The net metering pricing – the cost of running a meter two ways to allow consumers to connect and send electricity back into the national grid – was announced at a March 17 public meeting of the Public Services Regulatory Authority, or ARESEP, following negotiations with the Costa Rican Electricity Institute, solar providers and solar power lobbying group ACESOLAR. Interconnection tariffs are projected to begin in April for all of the country’s power companies.

“Residential customers with homes will benefit tremendously from putting solar on their homes, even with bank financing,” said Jon Harrington, president of Solar Costa Rica, a company that builds, installs and sells solar systems. “With available bank financing and no upfront cost, they can pay less for electricity they produce from day one than they were paying for power they buy from the grid.”

See also: Solar vs. hydro: How to power your home in Costa Rica

Interconnection tariffs range from about ₡12-28 per kilowatt hour of electricity sent back to the grid, depending on the power company.

According to Harrington, consumers will pay this tariff “only for electricity that is net metered, or produced by their solar array and pumped into the grid during the day, and then used at night when the solar array is inactive.”

ARESEP established no tariff for electricity that is directly consumed as it is produced, which had been an issue of concern for Costa Rica solar advocates and businesses.

“This means that self-consumed power will save the retail cost of each kilowatt-hour,” Harrington said. “Net metered electricity will help the power company offset their production, transmission and administrative costs, and still save the consumer up to 79 percent of the retail cost. It is a win-win situation.”

This week the Environment Ministry published a uniform application process to be used by all electrical providers for solar interconnection agreements, which will help simplify the process for solar providers and their clients.

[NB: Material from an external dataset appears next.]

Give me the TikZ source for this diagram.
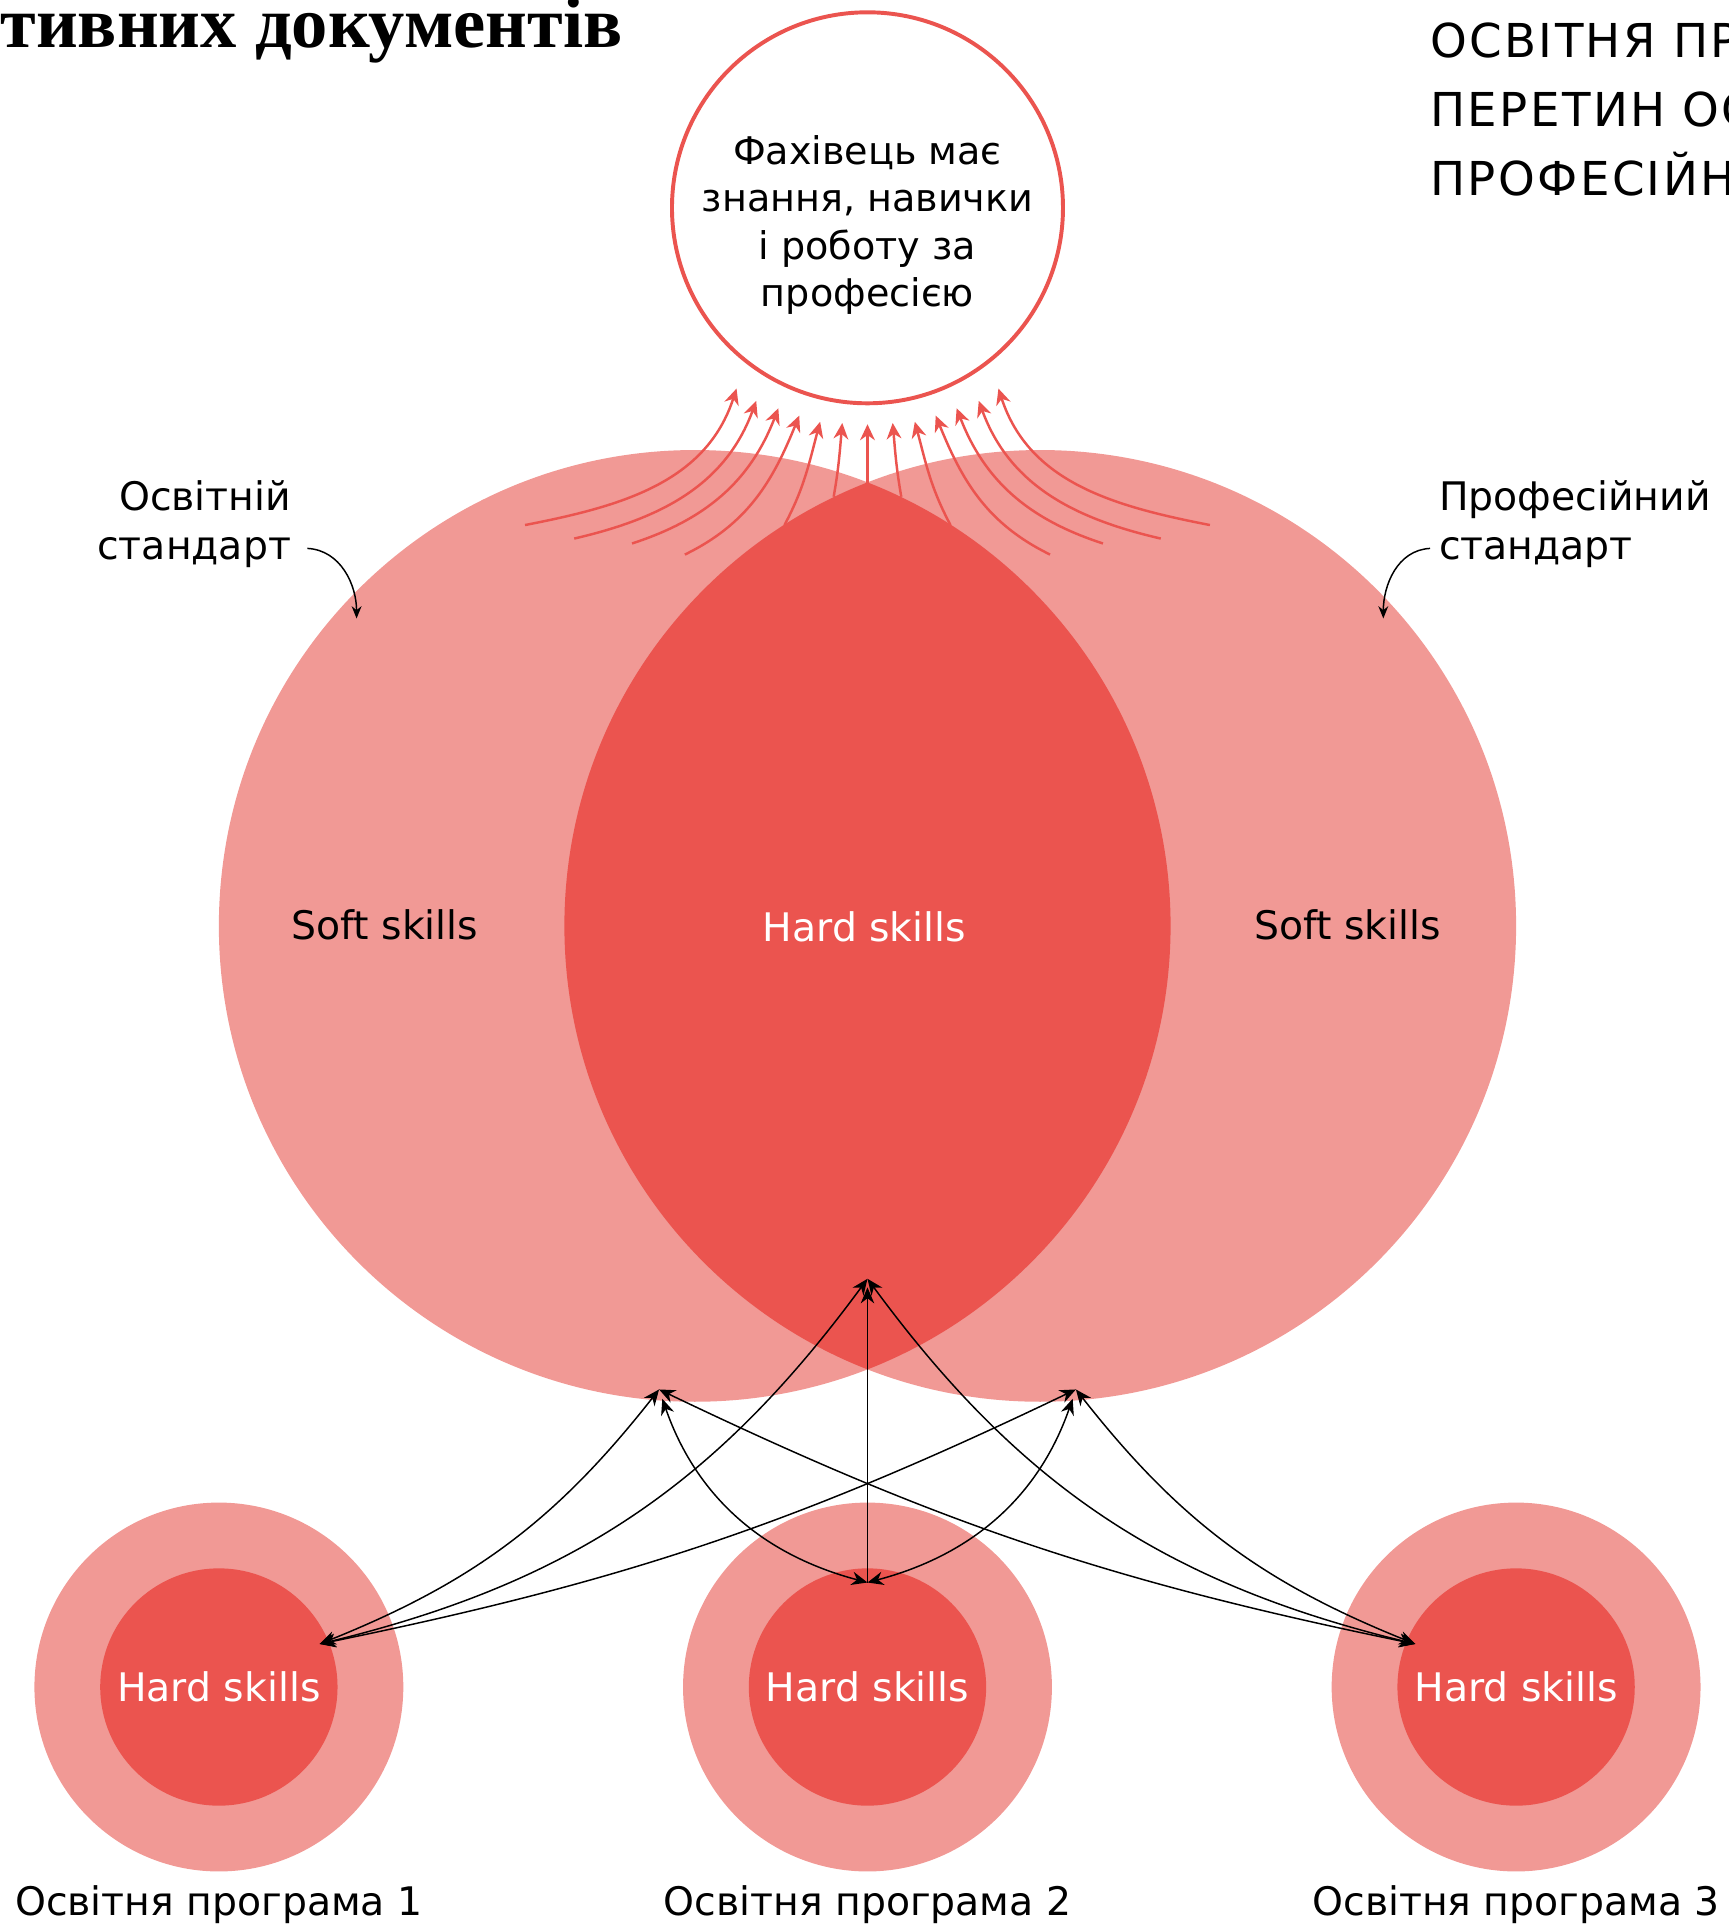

Electricity providers, however, have not yet announced the cost to consumers of two-way meters, installation, inspection and other fees, which must be made public by April 7.

Ad Astra Rocket Company, in Liberia, Guanacaste, is developing clean technology to extract hydrogen from water to produce energy.
Ad Astra Rocket Co., in Liberia, Guanacaste, is developing clean technology to extract hydrogen from water to produce energy. (Courtesy of Ad Astra)

This major step forward by ARESEP came in the same week that Costa Rican aeronautics engineering company Ad Astra Rocket announced it will run entirely on solar energy.

Founded by Costa Rican astronaut Franklin Chang, Ad Astra develops space technology and conducts research and development in renewable energy. The company’s new 76.86 kwh solar array has 252 panels and is now the largest ground-mounted private solar installation in the country. The system produces more than enough electricity to power Ad Astra’s labs on a daily basis, and excess electricity is stored on ICE’s power grid for later use in experiments with high demand.

Said Chang: “We are thrilled and excited about this important achievement, a major milestone in our path to creating a total ecosystem of renewable energy here in Liberia, which can be later replicated elsewhere.”